Oh, for another reason why the Mises crowd are a collection of ill-informed nitwits:
Minimum wage-unemployment studies - The Mises Community
Now note again, 2/3rds of minimum wage workers do not work for small business but large corps like McDonalds and WalMart. But these nitwits claim the opposite. Note the remarks re small business being hurt by minimum wage increase. Actually not. Small business wants minimum wage increase since they already pay their workers more, since they don't have the luxury of economy of scale and really can't offer much otherwise in the way of employee discounts on all those things that folks like WalMart sell. So small business wants the rise, to make their inefficient selves, relatively speaking, more competitive, since Walmart would presumably have to pass on the cost of min wage hike to their consumers via price hike, which would make their small business competitors more competitive. In other words, your fellow nitwits at Mises don't really understand the world.

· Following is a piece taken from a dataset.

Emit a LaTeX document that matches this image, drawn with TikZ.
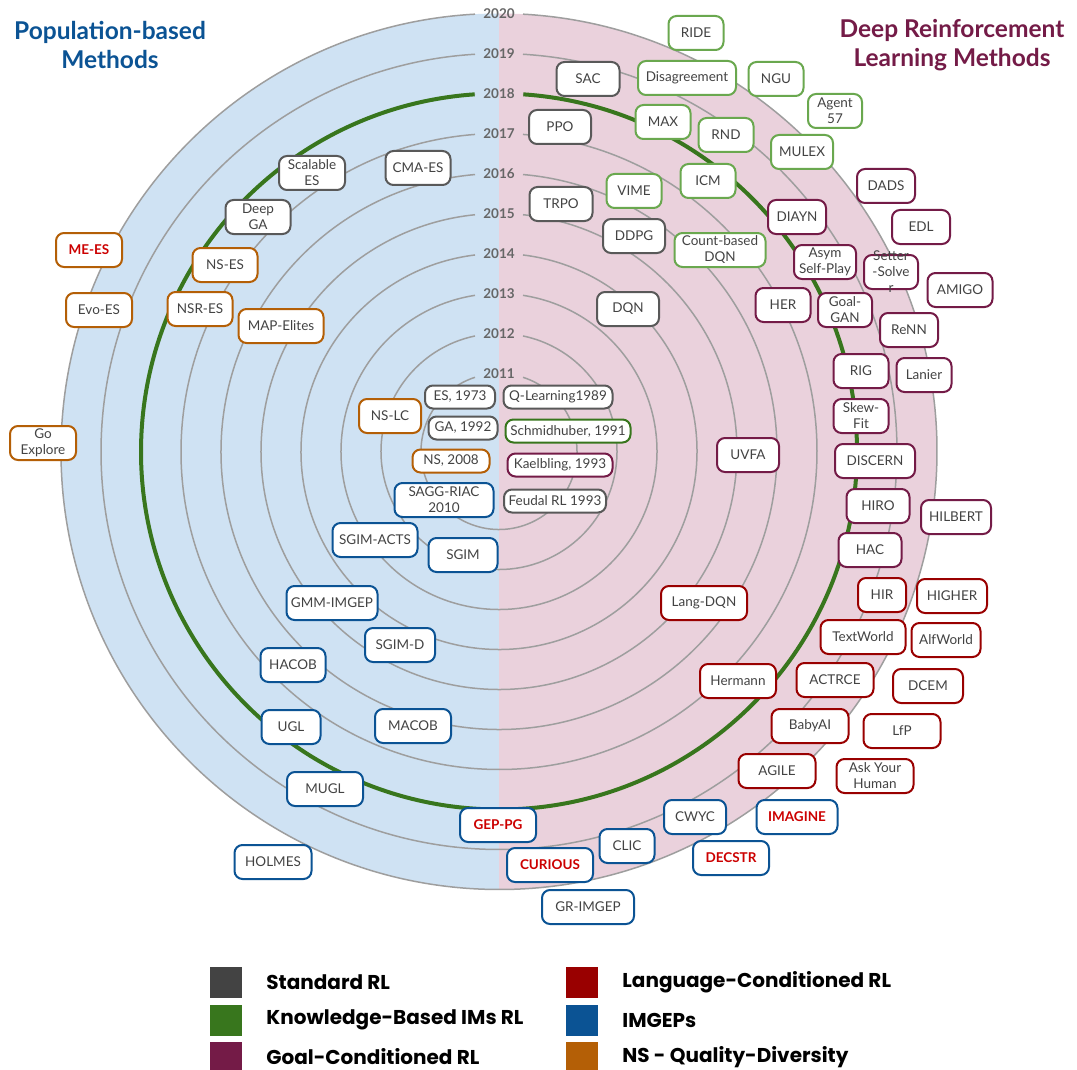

And here's how dumb they are:
What I would like to see is how their supposed statistical data can disprove a theory deduced from logic. It's really simple supply-and-demand.
For how completely and utterly insane that is, there is more to life than supply and demand. Here's a word for you, and them, frictions. And a phrase, employers' market power. Learn them. And share them with your Mises crew.
Which brings me to, frictions:
Guest Post: Minimum Wage Laws and the Labor Market: What Have We Learned Since Card and Krueger
And note that your Mises' heroes, Neumark and Wascher are roundly debunked. So, please, tell your crew. And note that you can find the links to the other described pieces in that piece, plus links to some other pieces as well.